Councillors,authorities likely to be cut, says Hogan


LOCAL GOVERNMENT:THE GOVERNMENT is “extremely likely” to cut the number of councillors and local authorities under plans for local government reform, Minister for the Environment Phil Hogan has said.

Speaking at the MacGill Summer School in Glenties, Co Donegal, Mr Hogan said he wanted to “drag the system of local government into the 21st century” so it delivered more to the community and put people first.

The reform programme to be announced in the autumn, entitled “Putting People First”, will introduce “significant changes to regional, county, city and town governance”.

Every aspect of local government would see change.
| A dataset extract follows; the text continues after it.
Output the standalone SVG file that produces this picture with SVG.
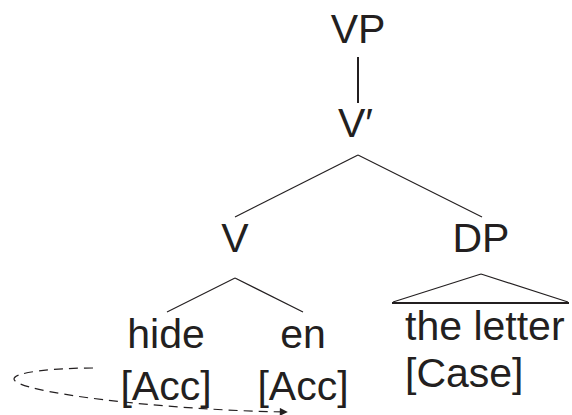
<svg xmlns="http://www.w3.org/2000/svg" width="572" height="415" viewBox="0 0 572 415">
<style>
text{font-family:"Liberation Sans",Arial,sans-serif;font-size:41px;fill:#231f20}
.e{fill:none;stroke:#231f20;stroke-width:1.2}
.dash{fill:none;stroke:#231f20;stroke-width:1.2;stroke-dasharray:9 6}
</style>
<defs>
<marker id="ah" viewBox="0 0 10 10" refX="9" refY="5" markerWidth="12" markerHeight="8" markerUnits="userSpaceOnUse" orient="auto">
<path d="M0,0 L10,5 L0,10 z" fill="#231f20"/>
</marker>
</defs>
<g id="connectors">
<line class="e" x1="358" y1="57" x2="358" y2="103" style="stroke-width:2"/>
<line class="e" x1="358" y1="155" x2="235" y2="217"/>
<line class="e" x1="358" y1="155" x2="482" y2="217"/>
<line class="e" x1="235" y1="278" x2="167" y2="312"/>
<line class="e" x1="235" y1="278" x2="303" y2="312"/>
<path class="e" d="M481,274 L393,302 M481,274 L568,302"/>
<line class="e" x1="392" y1="303" x2="569" y2="303" style="stroke-width:2"/>
<path class="dash" d="M93,368 C55,368 14,372 14,379 C14,392 160,410 287,412" marker-end="url(#ah)"/>
</g>
<g id="VP"><text x="358" y="43" text-anchor="middle">VP</text></g>
<g id="Vbar"><text x="338" y="137">V′</text></g>
<g id="V"><text x="235" y="252" text-anchor="middle">V</text></g>
<g id="DP"><text x="481" y="252" text-anchor="middle">DP</text></g>
<g id="hide"><text x="166" y="348" text-anchor="middle">hide</text><text x="166" y="400" text-anchor="middle">[Acc]</text></g>
<g id="en"><text x="303" y="348" text-anchor="middle">en</text><text x="303" y="400" text-anchor="middle">[Acc]</text></g>
<g id="theletter"><text x="405" y="340">the letter</text><text x="405" y="387">[Case]</text></g>
</svg>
Mr Hogan said that, where possible, public services should be delivered through locally based bodies rather than centralised agencies.

“I’m updating those structures to increase efficiency and give more value for money for the people they serve,” he said. “It’s extremely likely that I will be cutting the number of councillors and the number of authorities.”

He said he would certainly strengthen the role of local authority audit committees to provide better oversight. “Clearly, also, local government must look to new income streams.”

Such streams included the planned property tax, which would be used to fund local services. User charges would become more a feature than “tax on work”.

No decision had yet been made on how much the Government expected to take in from the property tax. That would be a budgetary matter and one for the Minister for Finance, he said.

While he did not say what form the planned property tax might take, Mr Hogan said the Revenue Commissioners would be charged with collecting it. People would have the option of paying it through Revenue, or in “one lump” if they wished, he said.

Mr Hogan faced jeers from protesters against the household charge when he arrived to speak at the summer school. Arriving at about 4.15pm, the Minister avoided about 60 chanting protesters carrying placards at the front of the Highlands Hotel. Protesters attempted to chase after him as he was driven through a side entrance, with some breaking past gardaí at the gate.

Defending his decision to avoid the protest, Mr Hogan said he had not believed he was going to be greeted by such a big group and he did not want anyone to be crushed.

He urged the 52 per cent of people in the county who had not paid the charge to pay it. He said if they did not, their local council and its management would have “no option” but to reduce essential services by the end of the year.

Fianna Fáil TD Niall Collins, the party’s former spokesman on local government and now spokesman on justice, said the Government’s promised radical reform had not materialised. He said he was not convinced abolishing town councils was a “sound strategic choice”.